My friend whose house I am sitting on's pot plants are somewhat beleaguered by the heat, and several have lost green to brown on the leaf front. I secretly think her niece who was here the last couple of weeks was a bit patchy with her pot watering, Hmm, handy hint - if you are going to house sit team style (ie the time is being shared amongst a few people), volunteer for the first slot rather than the last slot - less dead plant guilt :) But the niece did leave me lots of additional cute little instruction notes about how things work and where things are, which was nice.

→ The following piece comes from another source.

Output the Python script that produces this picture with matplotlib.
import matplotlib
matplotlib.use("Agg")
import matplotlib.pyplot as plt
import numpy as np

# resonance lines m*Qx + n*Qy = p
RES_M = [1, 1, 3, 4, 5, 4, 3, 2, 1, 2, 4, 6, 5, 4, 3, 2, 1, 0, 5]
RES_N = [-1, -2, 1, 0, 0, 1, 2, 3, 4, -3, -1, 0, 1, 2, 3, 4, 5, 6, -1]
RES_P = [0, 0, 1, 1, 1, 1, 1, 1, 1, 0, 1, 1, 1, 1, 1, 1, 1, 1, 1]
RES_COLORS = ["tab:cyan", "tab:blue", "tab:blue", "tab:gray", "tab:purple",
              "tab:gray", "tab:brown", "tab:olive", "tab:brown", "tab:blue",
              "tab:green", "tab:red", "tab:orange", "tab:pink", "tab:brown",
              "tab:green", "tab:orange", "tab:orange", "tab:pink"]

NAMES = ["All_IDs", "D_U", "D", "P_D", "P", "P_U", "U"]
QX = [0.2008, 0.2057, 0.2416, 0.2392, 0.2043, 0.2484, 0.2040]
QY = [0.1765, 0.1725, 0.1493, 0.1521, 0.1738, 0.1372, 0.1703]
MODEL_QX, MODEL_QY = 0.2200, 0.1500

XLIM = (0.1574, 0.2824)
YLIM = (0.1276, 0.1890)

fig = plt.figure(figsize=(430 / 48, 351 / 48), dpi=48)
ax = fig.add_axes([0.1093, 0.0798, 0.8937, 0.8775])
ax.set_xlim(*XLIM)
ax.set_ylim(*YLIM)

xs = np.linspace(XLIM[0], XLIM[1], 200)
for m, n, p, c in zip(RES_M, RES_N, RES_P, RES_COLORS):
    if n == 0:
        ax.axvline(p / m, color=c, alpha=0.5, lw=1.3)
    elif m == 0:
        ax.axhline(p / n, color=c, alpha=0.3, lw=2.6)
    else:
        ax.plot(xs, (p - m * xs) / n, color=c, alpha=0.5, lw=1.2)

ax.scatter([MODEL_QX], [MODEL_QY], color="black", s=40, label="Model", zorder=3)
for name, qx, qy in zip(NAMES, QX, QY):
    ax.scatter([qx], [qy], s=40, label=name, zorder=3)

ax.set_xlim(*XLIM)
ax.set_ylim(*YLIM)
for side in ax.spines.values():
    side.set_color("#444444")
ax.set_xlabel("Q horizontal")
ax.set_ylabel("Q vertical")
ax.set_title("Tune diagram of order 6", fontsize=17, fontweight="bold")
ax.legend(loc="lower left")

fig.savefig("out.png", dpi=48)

Oh fuck it, it's totally too hot to write anymore. I think I'm going to go have a cool bath and read my book. More tales of housesitting later - including 'what am I doing wrong that the CD player wont work?', 'Can I really bring myself to watch one of the 4 dvds already here or will I brave the heat to head to the store to borrow one?' (prizes if anyone can guess what they are), 'Miniature Lassie dogs - will they save very small people from the broken down well?', 'Other people's bookshelves - what do they reveal about the person?', 'How come when I was at the shops I was clear that I would drink iced herbal tea and water all weekend and now I wish I'd bought some beer?' and the controversial 'Housesitting and cleaning for the visually sensitive - is it ever ok to rearrange things just a little...? aka 'Housesitting interior design challenges for the slightly OCD'.